● **Goal**
Below is a listing; write it out exactly and drop any images from it.

● **Provided data**
====================

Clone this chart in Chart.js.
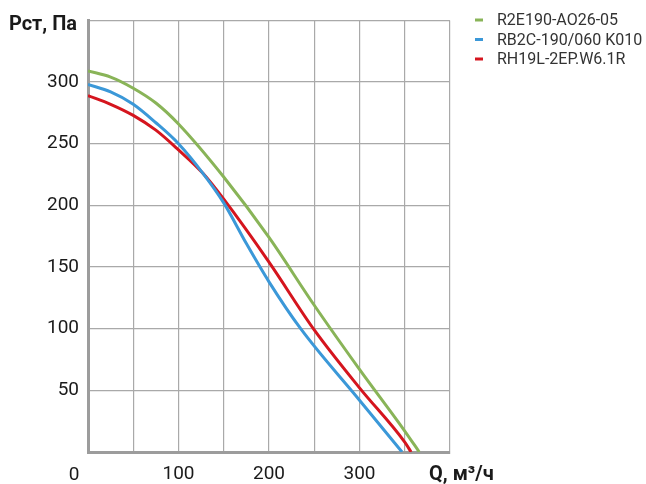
<!DOCTYPE html>
<html>
<head>
<meta charset="utf-8">
<script src="https://cdn.jsdelivr.net/npm/chart.js@4"></script>
<style>
  html, body { margin: 0; padding: 0; background: #fff; }
  #wrap { width: 646px; height: 484px; }
</style>
</head>
<body>
<div id="wrap"><canvas id="fanChart" width="646" height="484"></canvas></div>
<script>
// подписи серий
const seriesNames = ['R2E190-AO26-05', 'RB2C-190/060 K010', 'RH19L-2EP.W6.1R'];

// Q, м³/ч  -> Рст, Па
const greenQ = [0, 25, 50, 75, 100, 150, 200, 250, 300, 350, 366];
const greenP = [309, 304, 295, 283, 266, 223, 174, 119, 67, 17, 0];

const blueQ = [0, 25, 50, 75, 100, 127, 150, 175, 200, 235, 300, 347];
const blueP = [298, 292, 282, 267, 250, 226, 202, 169, 138, 100, 42, 0];

const redQ = [0, 25, 50, 75, 100, 127, 150, 200, 250, 300, 350, 357];
const redP = [289, 282, 273, 261, 245, 226, 205, 154, 99, 52, 8, 0];

const xTicks = [100, 200, 300];
const yTicks = [50, 100, 150, 200, 250, 300];

const colors = ['#89b458', '#3b98d8', '#d5151e'];

function pts(xs, ys) {
    return xs.map((x, i) => ({ x: x, y: ys[i] }));
}

const extraText = {
    id: 'extraText',
    afterDraw(chart) {
        const c = chart.ctx;
        c.save();
        c.fillStyle = '#1a1a1a';
        c.font = 'bold 20px Roboto';
        c.textAlign = 'right';
        c.textBaseline = 'alphabetic';
        c.fillText('Рст, Па', 77, 30);

        c.textBaseline = 'middle';
        c.textAlign = 'left';
        c.fillText('Q, м³/ч', 429, 475);

        c.font = '19px Roboto';
        c.textAlign = 'center';
        c.fillText('0', 74, 475);

        // легенда
        c.font = '16px Roboto';
        c.textAlign = 'left';
        chart.data.datasets.forEach((ds, i) => {
            const y = 20 + i * 19.5;
            c.strokeStyle = ds.borderColor;
            c.lineWidth = 3;
            c.beginPath();
            c.moveTo(475, y);
            c.lineTo(483, y);
            c.stroke();
            c.fillStyle = '#333';
            c.fillText(ds.label, 497, y + 1);
        });
        c.restore();
    }
};

const ctx = document.getElementById('fanChart').getContext('2d');
const chart = new Chart(ctx, {
    type: 'line',
    data: {
        datasets: [
            { label: seriesNames[0], data: pts(greenQ, greenP), borderColor: colors[0] },
            { label: seriesNames[1], data: pts(blueQ, blueP), borderColor: colors[1] },
            { label: seriesNames[2], data: pts(redQ, redP), borderColor: colors[2] }
        ].map(d => Object.assign(d, {
            borderWidth: 3,
            pointRadius: 0,
            fill: false,
            cubicInterpolationMode: 'monotone'
        }))
    },
    options: {
        responsive: false,
        animation: false,
        devicePixelRatio: 1,
        layout: { padding: { left: 0, top: 14, right: 196, bottom: 0 } },
        plugins: { legend: { display: false }, tooltip: { enabled: false } },
        scales: {
            x: {
                type: 'linear',
                min: 0, max: 400,
                afterFit: s => { s.height = 32; },
                ticks: {
                    stepSize: 50,
                    padding: 13,
                    maxRotation: 0,
                    autoSkip: false,
                    color: '#1a1a1a',
                    font: { family: 'Roboto', size: 19, lineHeight: 1 },
                    callback: v => xTicks.includes(v) ? String(v) : ''
                },
                grid: { color: '#a9a9a9', lineWidth: 1.2, drawTicks: false },
                border: { color: '#9c9c9c', width: 3 }
            },
            y: {
                min: 0, max: 350,
                afterFit: s => { s.width = 88; },
                ticks: {
                    stepSize: 50,
                    padding: 9,
                    color: '#1a1a1a',
                    font: { family: 'Roboto', size: 19 },
                    callback: v => yTicks.includes(v) ? String(v) : ''
                },
                grid: { color: '#a9a9a9', lineWidth: 1.2, drawTicks: false },
                border: { color: '#9c9c9c', width: 3 }
            }
        }
    },
    plugins: [extraText]
});
</script>
</body>
</html>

====================

● **Written solution**
Clone this chart in Chart.js.
<!DOCTYPE html>
<html>
<head>
<meta charset="utf-8">
<script src="https://cdn.jsdelivr.net/npm/chart.js@4"></script>
<style>
  html, body { margin: 0; padding: 0; background: #fff; }
  #wrap { width: 646px; height: 484px; }
</style>
</head>
<body>
<div id="wrap"><canvas id="fanChart" width="646" height="484"></canvas></div>
<script>
// подписи серий
const seriesNames = ['R2E190-AO26-05', 'RB2C-190/060 K010', 'RH19L-2EP.W6.1R'];

// Q, м³/ч  -> Рст, Па
const greenQ = [0, 25, 50, 75, 100, 150, 200, 250, 300, 350, 366];
const greenP = [309, 304, 295, 283, 266, 223, 174, 119, 67, 17, 0];

const blueQ = [0, 25, 50, 75, 100, 127, 150, 175, 200, 235, 300, 347];
const blueP = [298, 292, 282, 267, 250, 226, 202, 169, 138, 100, 42, 0];

const redQ = [0, 25, 50, 75, 100, 127, 150, 200, 250, 300, 350, 357];
const redP = [289, 282, 273, 261, 245, 226, 205, 154, 99, 52, 8, 0];

const xTicks = [100, 200, 300];
const yTicks = [50, 100, 150, 200, 250, 300];

const colors = ['#89b458', '#3b98d8', '#d5151e'];

function pts(xs, ys) {
    return xs.map((x, i) => ({ x: x, y: ys[i] }));
}

const extraText = {
    id: 'extraText',
    afterDraw(chart) {
        const c = chart.ctx;
        c.save();
        c.fillStyle = '#1a1a1a';
        c.font = 'bold 20px Roboto';
        c.textAlign = 'right';
        c.textBaseline = 'alphabetic';
        c.fillText('Рст, Па', 77, 30);

        c.textBaseline = 'middle';
        c.textAlign = 'left';
        c.fillText('Q, м³/ч', 429, 475);

        c.font = '19px Roboto';
        c.textAlign = 'center';
        c.fillText('0', 74, 475);

        // легенда
        c.font = '16px Roboto';
        c.textAlign = 'left';
        chart.data.datasets.forEach((ds, i) => {
            const y = 20 + i * 19.5;
            c.strokeStyle = ds.borderColor;
            c.lineWidth = 3;
            c.beginPath();
            c.moveTo(475, y);
            c.lineTo(483, y);
            c.stroke();
            c.fillStyle = '#333';
            c.fillText(ds.label, 497, y + 1);
        });
        c.restore();
    }
};

const ctx = document.getElementById('fanChart').getContext('2d');
const chart = new Chart(ctx, {
    type: 'line',
    data: {
        datasets: [
            { label: seriesNames[0], data: pts(greenQ, greenP), borderColor: colors[0] },
            { label: seriesNames[1], data: pts(blueQ, blueP), borderColor: colors[1] },
            { label: seriesNames[2], data: pts(redQ, redP), borderColor: colors[2] }
        ].map(d => Object.assign(d, {
            borderWidth: 3,
            pointRadius: 0,
            fill: false,
            cubicInterpolationMode: 'monotone'
        }))
    },
    options: {
        responsive: false,
        animation: false,
        devicePixelRatio: 1,
        layout: { padding: { left: 0, top: 14, right: 196, bottom: 0 } },
        plugins: { legend: { display: false }, tooltip: { enabled: false } },
        scales: {
            x: {
                type: 'linear',
                min: 0, max: 400,
                afterFit: s => { s.height = 32; },
                ticks: {
                    stepSize: 50,
                    padding: 13,
                    maxRotation: 0,
                    autoSkip: false,
                    color: '#1a1a1a',
                    font: { family: 'Roboto', size: 19, lineHeight: 1 },
                    callback: v => xTicks.includes(v) ? String(v) : ''
                },
                grid: { color: '#a9a9a9', lineWidth: 1.2, drawTicks: false },
                border: { color: '#9c9c9c', width: 3 }
            },
            y: {
                min: 0, max: 350,
                afterFit: s => { s.width = 88; },
                ticks: {
                    stepSize: 50,
                    padding: 9,
                    color: '#1a1a1a',
                    font: { family: 'Roboto', size: 19 },
                    callback: v => yTicks.includes(v) ? String(v) : ''
                },
                grid: { color: '#a9a9a9', lineWidth: 1.2, drawTicks: false },
                border: { color: '#9c9c9c', width: 3 }
            }
        }
    },
    plugins: [extraText]
});
</script>
</body>
</html>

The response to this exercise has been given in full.